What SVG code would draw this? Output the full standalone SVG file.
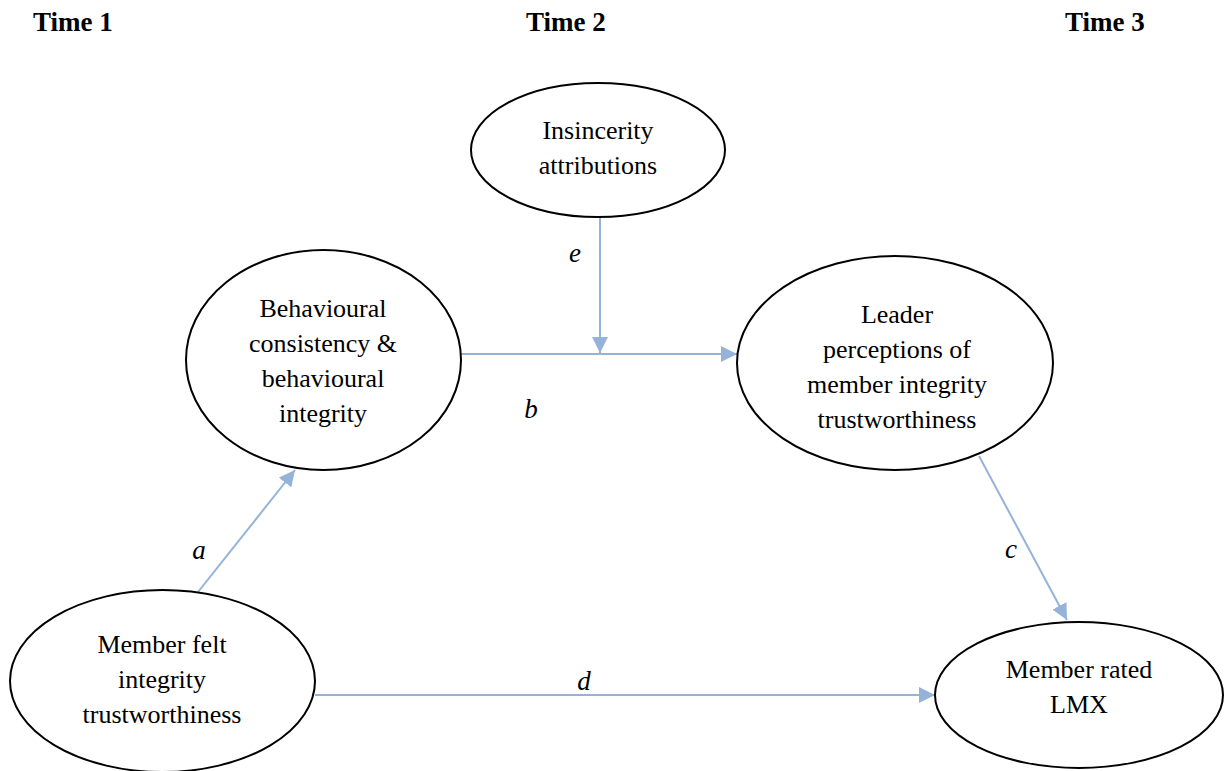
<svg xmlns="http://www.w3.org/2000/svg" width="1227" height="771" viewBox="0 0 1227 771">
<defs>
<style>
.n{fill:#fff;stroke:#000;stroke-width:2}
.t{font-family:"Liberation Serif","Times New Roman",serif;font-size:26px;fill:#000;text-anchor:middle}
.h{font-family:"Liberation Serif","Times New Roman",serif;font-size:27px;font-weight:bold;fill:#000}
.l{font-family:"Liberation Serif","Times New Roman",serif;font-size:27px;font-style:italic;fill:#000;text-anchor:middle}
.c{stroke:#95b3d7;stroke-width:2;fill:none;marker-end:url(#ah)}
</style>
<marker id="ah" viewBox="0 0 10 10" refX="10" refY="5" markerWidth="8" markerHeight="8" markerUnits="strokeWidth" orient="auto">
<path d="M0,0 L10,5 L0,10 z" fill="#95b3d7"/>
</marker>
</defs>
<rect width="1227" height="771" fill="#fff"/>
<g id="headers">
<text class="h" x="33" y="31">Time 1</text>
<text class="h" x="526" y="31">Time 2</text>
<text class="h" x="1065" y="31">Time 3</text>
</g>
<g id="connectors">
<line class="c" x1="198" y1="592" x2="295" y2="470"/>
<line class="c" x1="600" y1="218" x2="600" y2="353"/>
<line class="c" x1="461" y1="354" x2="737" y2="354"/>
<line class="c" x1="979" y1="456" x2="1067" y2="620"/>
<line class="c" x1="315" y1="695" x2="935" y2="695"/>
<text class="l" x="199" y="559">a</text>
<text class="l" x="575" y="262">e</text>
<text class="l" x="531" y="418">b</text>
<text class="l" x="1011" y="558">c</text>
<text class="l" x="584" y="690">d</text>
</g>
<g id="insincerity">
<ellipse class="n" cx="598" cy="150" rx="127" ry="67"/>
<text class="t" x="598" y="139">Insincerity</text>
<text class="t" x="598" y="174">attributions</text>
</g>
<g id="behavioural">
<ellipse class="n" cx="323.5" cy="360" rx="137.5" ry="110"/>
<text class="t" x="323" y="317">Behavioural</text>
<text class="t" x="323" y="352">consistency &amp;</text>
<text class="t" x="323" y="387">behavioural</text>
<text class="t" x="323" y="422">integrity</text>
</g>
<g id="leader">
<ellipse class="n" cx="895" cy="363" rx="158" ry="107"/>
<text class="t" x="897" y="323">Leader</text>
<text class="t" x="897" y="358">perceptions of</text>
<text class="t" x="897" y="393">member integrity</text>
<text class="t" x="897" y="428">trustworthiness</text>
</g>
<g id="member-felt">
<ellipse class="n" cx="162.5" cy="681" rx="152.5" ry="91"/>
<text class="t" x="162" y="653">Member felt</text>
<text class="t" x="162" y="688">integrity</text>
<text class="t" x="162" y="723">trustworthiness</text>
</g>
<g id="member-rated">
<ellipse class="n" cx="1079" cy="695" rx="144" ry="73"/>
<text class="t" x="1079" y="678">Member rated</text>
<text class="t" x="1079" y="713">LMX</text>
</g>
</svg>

DIRECTIONS FOR THIS TASK -
Leave the images out, please, and restate each line word for word.

SOLUTION FOR THIS TASK -
What SVG code would draw this? Output the full standalone SVG file.
<svg xmlns="http://www.w3.org/2000/svg" width="1227" height="771" viewBox="0 0 1227 771">
<defs>
<style>
.n{fill:#fff;stroke:#000;stroke-width:2}
.t{font-family:"Liberation Serif","Times New Roman",serif;font-size:26px;fill:#000;text-anchor:middle}
.h{font-family:"Liberation Serif","Times New Roman",serif;font-size:27px;font-weight:bold;fill:#000}
.l{font-family:"Liberation Serif","Times New Roman",serif;font-size:27px;font-style:italic;fill:#000;text-anchor:middle}
.c{stroke:#95b3d7;stroke-width:2;fill:none;marker-end:url(#ah)}
</style>
<marker id="ah" viewBox="0 0 10 10" refX="10" refY="5" markerWidth="8" markerHeight="8" markerUnits="strokeWidth" orient="auto">
<path d="M0,0 L10,5 L0,10 z" fill="#95b3d7"/>
</marker>
</defs>
<rect width="1227" height="771" fill="#fff"/>
<g id="headers">
<text class="h" x="33" y="31">Time 1</text>
<text class="h" x="526" y="31">Time 2</text>
<text class="h" x="1065" y="31">Time 3</text>
</g>
<g id="connectors">
<line class="c" x1="198" y1="592" x2="295" y2="470"/>
<line class="c" x1="600" y1="218" x2="600" y2="353"/>
<line class="c" x1="461" y1="354" x2="737" y2="354"/>
<line class="c" x1="979" y1="456" x2="1067" y2="620"/>
<line class="c" x1="315" y1="695" x2="935" y2="695"/>
<text class="l" x="199" y="559">a</text>
<text class="l" x="575" y="262">e</text>
<text class="l" x="531" y="418">b</text>
<text class="l" x="1011" y="558">c</text>
<text class="l" x="584" y="690">d</text>
</g>
<g id="insincerity">
<ellipse class="n" cx="598" cy="150" rx="127" ry="67"/>
<text class="t" x="598" y="139">Insincerity</text>
<text class="t" x="598" y="174">attributions</text>
</g>
<g id="behavioural">
<ellipse class="n" cx="323.5" cy="360" rx="137.5" ry="110"/>
<text class="t" x="323" y="317">Behavioural</text>
<text class="t" x="323" y="352">consistency &amp;</text>
<text class="t" x="323" y="387">behavioural</text>
<text class="t" x="323" y="422">integrity</text>
</g>
<g id="leader">
<ellipse class="n" cx="895" cy="363" rx="158" ry="107"/>
<text class="t" x="897" y="323">Leader</text>
<text class="t" x="897" y="358">perceptions of</text>
<text class="t" x="897" y="393">member integrity</text>
<text class="t" x="897" y="428">trustworthiness</text>
</g>
<g id="member-felt">
<ellipse class="n" cx="162.5" cy="681" rx="152.5" ry="91"/>
<text class="t" x="162" y="653">Member felt</text>
<text class="t" x="162" y="688">integrity</text>
<text class="t" x="162" y="723">trustworthiness</text>
</g>
<g id="member-rated">
<ellipse class="n" cx="1079" cy="695" rx="144" ry="73"/>
<text class="t" x="1079" y="678">Member rated</text>
<text class="t" x="1079" y="713">LMX</text>
</g>
</svg>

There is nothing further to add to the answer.